----- DATA TO USE -----

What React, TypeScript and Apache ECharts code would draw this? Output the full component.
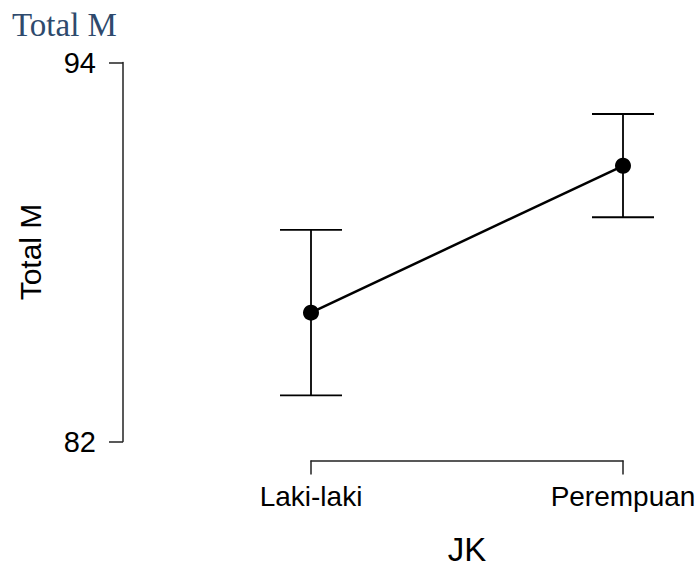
import React, { useEffect, useRef } from "react";
import * as echarts from "echarts";

const categories = ["Laki-laki", "Perempuan"];
const means = [86.08, 90.73];
const lowerCI = [83.46, 89.1];
const upperCI = [88.7, 92.37];
const yTicks = [82, 94];

export default function App() {
  const ref = useRef<HTMLDivElement>(null);
  useEffect(() => {
    if (!ref.current) return;
    const chart = echarts.init(ref.current, null, { renderer: "svg" });
    const font = "'Liberation Sans', Arial, sans-serif";
    chart.setOption({
      animation: false,
      backgroundColor: "#fff",
      graphic: [
        {
          type: "text",
          left: 12,
          top: 8,
          style: {
            text: "Total M",
            font: "33px 'Liberation Serif', 'Times New Roman', serif",
            fill: "#2e4a6d",
          },
        },
      ],
      grid: { left: 311, right: 76, top: 62.5, bottom: 130.5, containLabel: false },
      xAxis: {
        type: "category",
        data: categories,
        boundaryGap: false,
        offset: 19,
        axisLine: { show: true, lineStyle: { color: "#222", width: 1.5 } },
        axisTick: { show: true, length: 14, inside: false, alignWithLabel: true, lineStyle: { color: "#222", width: 1.5 } },
        axisLabel: { margin: 22, fontSize: 28, color: "#000", fontFamily: font },
        splitLine: { show: false },
        name: "JK",
        nameLocation: "middle",
        nameGap: 72,
        nameTextStyle: { fontSize: 33, color: "#000", fontFamily: font },
      },
      yAxis: {
        type: "value",
        min: yTicks[0],
        max: yTicks[1],
        interval: yTicks[1] - yTicks[0],
        offset: 188,
        axisLine: { show: true, lineStyle: { color: "#222", width: 1.5 } },
        axisTick: { show: true, length: 14, inside: false, lineStyle: { color: "#222", width: 1.5 } },
        axisLabel: { margin: 27, fontSize: 29, color: "#000", fontFamily: font },
        splitLine: { show: false },
        name: "Total M",
        nameLocation: "middle",
        nameRotate: 90,
        nameGap: 78,
        nameTextStyle: { fontSize: 30, color: "#000", fontFamily: font },
      },
      series: [
        {
          type: "custom",
          z: 2,
          data: categories.map((_, i) => [i, lowerCI[i], upperCI[i]]),
          renderItem: (params: any, api: any) => {
            const x = api.value(0);
            const pLo = api.coord([x, api.value(1)]);
            const pHi = api.coord([x, api.value(2)]);
            const w = 31;
            const style = { stroke: "#000", lineWidth: 1.8 };
            return {
              type: "group",
              children: [
                { type: "line", shape: { x1: pLo[0], y1: pLo[1], x2: pHi[0], y2: pHi[1] }, style },
                { type: "line", shape: { x1: pLo[0] - w, y1: pLo[1], x2: pLo[0] + w, y2: pLo[1] }, style },
                { type: "line", shape: { x1: pHi[0] - w, y1: pHi[1], x2: pHi[0] + w, y2: pHi[1] }, style },
              ],
            };
          },
        },
        {
          type: "line",
          z: 3,
          data: means,
          symbol: "circle",
          symbolSize: 16,
          itemStyle: { color: "#000" },
          lineStyle: { color: "#000", width: 2.5 },
        },
      ],
    });
    return () => chart.dispose();
  }, []);
  return (
    <div
      ref={ref}
      style={{ position: "fixed", left: 0, top: 0, width: 699, height: 572 }}
    />
  );
}
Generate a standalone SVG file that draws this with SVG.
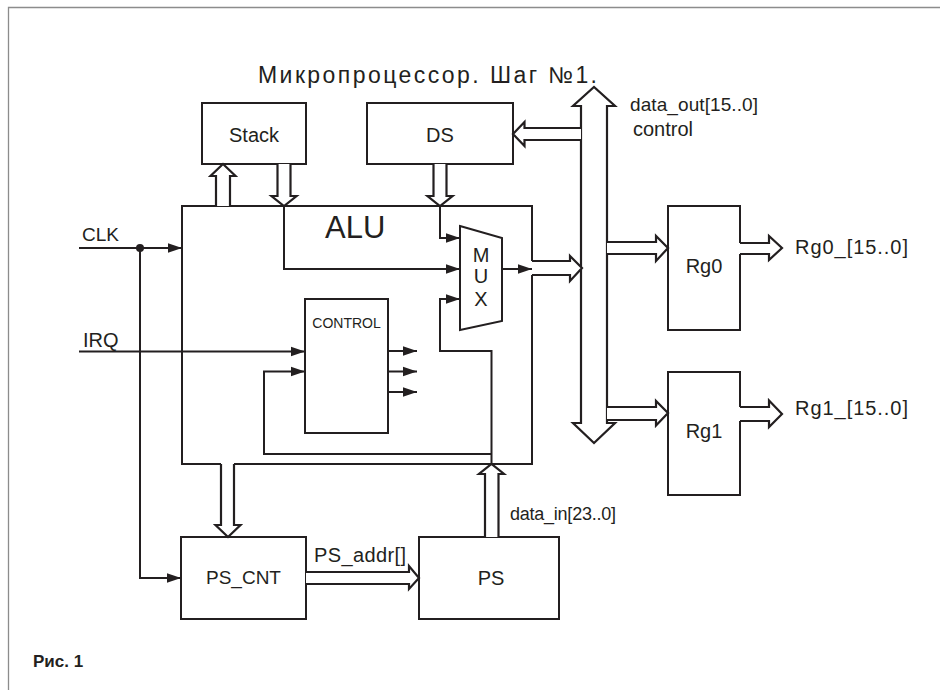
<svg xmlns="http://www.w3.org/2000/svg" width="940" height="690" viewBox="0 0 940 690">
<style>
.ln{fill:none;stroke:#231f20;stroke-width:2;stroke-linejoin:miter}
.box{fill:#fff;stroke:#231f20;stroke-width:2}
.ha{fill:#fff;stroke:#231f20;stroke-width:2.2;stroke-linejoin:miter}
.t{font-family:"Liberation Sans",Arial,sans-serif;fill:#231f20}
.c{text-anchor:middle}
</style>
<defs>
<marker id="ah" markerWidth="15" markerHeight="11" refX="14" refY="5.5" orient="auto" markerUnits="userSpaceOnUse">
<path d="M0,0.8 L14,5.5 L0,10.2 z" fill="#231f20"/>
</marker>
</defs>
<rect width="940" height="690" fill="#fff"/>
<path d="M8.5,690 V7.5 H940" fill="none" stroke="#8c8c8c" stroke-width="1.3"/>
<text class="t" x="258" y="83" font-size="23" textLength="339" lengthAdjust="spacing">Микропроцессор. Шаг №1.</text>
<text x="33" y="667" font-family="Liberation Sans,Arial,sans-serif" font-weight="bold" font-size="17" fill="#231f20">Рис. 1</text>

<g id="stack">
<rect class="box" x="202" y="103" width="104" height="61"/>
<text class="t c" x="254" y="142" font-size="20">Stack</text>
</g>
<g id="ds">
<rect class="box" x="367" y="103" width="146" height="61"/>
<text class="t c" x="440" y="142" font-size="20">DS</text>
</g>
<g id="alu">
<path class="ln" d="M221,464 H182 V206 H532 V261 M532,275 V464 H234"/>
<text class="t" x="325" y="238" font-size="31">ALU</text>
</g>
<g id="mux">
<polygon class="box" points="460,226 502,238 502,321 460,330"/>
<text class="t c" x="481" y="261.5" font-size="20">M</text>
<text class="t c" x="481" y="283" font-size="20">U</text>
<text class="t c" x="481" y="306" font-size="20">X</text>
</g>
<g id="control">
<rect class="box" x="305" y="299" width="83" height="134"/>
<text class="t c" x="346.5" y="328" font-size="14">CONTROL</text>
</g>
<g id="bus">
<path class="ha" d="M581,106 H573 L594,87 L615,106 H607 V423 H615 L594,443 L573,423 H581 Z"/>
<text class="t" x="630" y="111" font-size="19" textLength="128" lengthAdjust="spacing">data_out[15..0]</text>
<text class="t" x="633" y="136" font-size="20">control</text>
</g>
<g id="rg0">
<path class="ln" d="M740,243 V206 H668 V330 H740 V254"/>
<text class="t c" x="704" y="273" font-size="20">Rg0</text>
</g>
<g id="rg1">
<path class="ln" d="M740,407 V372 H668 V495 H740 V421"/>
<text class="t c" x="704" y="438" font-size="20">Rg1</text>
</g>
<g id="ps_cnt">
<rect class="box" x="181" y="537" width="125" height="82"/>
<text class="t c" x="243.5" y="584" font-size="19">PS_CNT</text>
</g>
<g id="ps">
<rect class="box" x="419" y="537" width="140" height="82"/>
<text class="t c" x="491" y="585" font-size="20">PS</text>
</g>

<g id="connectors">
<path class="ha" d="M216,206 V176 H210.5 L223,164 L235.5,176 H230 V206"/>
<path class="ha" d="M277.5,164 V196 H271.5 L284,206 L296.5,196 H290.5 V164"/>
<path class="ha" d="M433.5,164 V196 H427.5 L440,206 L452.5,196 H446.5 V164"/>
<path class="ha" d="M581,128 H524.5 V122 L513,134 L524.5,146 V140 H581"/>
<path class="ha" d="M532,261 H570 V256 L582,268 L570,281 V275 H532"/>
<path class="ha" d="M607,242 H656 V236 L668,248 L656,261 V254 H607"/>
<path class="ha" d="M607,407 H656 V401 L668,413 L656,425.5 V420 H607"/>
<path class="ha" d="M740,243 H769 V236 L782,248 L769,260 V254 H740"/>
<path class="ha" d="M740,407 H769 V400.5 L782,414 L769,427 V421 H740"/>
<path class="ha" d="M221,464 V525 H215.5 L228,537 L240.5,525 H234 V464"/>
<path class="ha" d="M485,537 V474 H479 L491.5,464 L504,474 H498.5 V537"/>
<path class="ha" d="M306,572 H409 V566 L419,578 L409,589 V584 H306"/>
<path class="ln" d="M79,248 H182" marker-end="url(#ah)"/>
<circle cx="140" cy="248" r="4" fill="#231f20"/>
<path class="ln" d="M140,248 V578 H181" marker-end="url(#ah)"/>
<path class="ln" d="M79,351.5 H305" marker-end="url(#ah)"/>
<path class="ln" d="M284,206 V269 H460" marker-end="url(#ah)"/>
<path class="ln" d="M440,206 V238 H460" marker-end="url(#ah)"/>
<path class="ln" d="M502,269 H532" marker-end="url(#ah)"/>
<path class="ln" d="M491.5,464 V351 H440 V299 H460" marker-end="url(#ah)"/>
<path class="ln" d="M491.5,454 H264 V371.5 H305" marker-end="url(#ah)"/>
<path class="ln" d="M388,351 H417" marker-end="url(#ah)"/>
<path class="ln" d="M388,371.5 H417" marker-end="url(#ah)"/>
<path class="ln" d="M388,392 H417" marker-end="url(#ah)"/>
</g>

<text class="t" x="82" y="241" font-size="19">CLK</text>
<text class="t" x="83" y="346.5" font-size="20">IRQ</text>
<text class="t" x="510" y="520" font-size="18" textLength="106" lengthAdjust="spacing">data_in[23..0]</text>
<text class="t" x="314" y="561.5" font-size="20" textLength="92" lengthAdjust="spacing">PS_addr[]</text>
<text class="t" x="795" y="253.5" font-size="20" textLength="113" lengthAdjust="spacing">Rg0_[15..0]</text>
<text class="t" x="795" y="415" font-size="20" textLength="113" lengthAdjust="spacing">Rg1_[15..0]</text>
</svg>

-----

Transcribe exactly, with no pictures, the lines running from the first line of the material through the line holding "const yTicks = [82, 94];".

§ RESULT OF THE EXERCISE
What React, TypeScript and Apache ECharts code would draw this? Output the full component.
import React, { useEffect, useRef } from "react";
import * as echarts from "echarts";

const categories = ["Laki-laki", "Perempuan"];
const means = [86.08, 90.73];
const lowerCI = [83.46, 89.1];
const upperCI = [88.7, 92.37];
const yTicks = [82, 94];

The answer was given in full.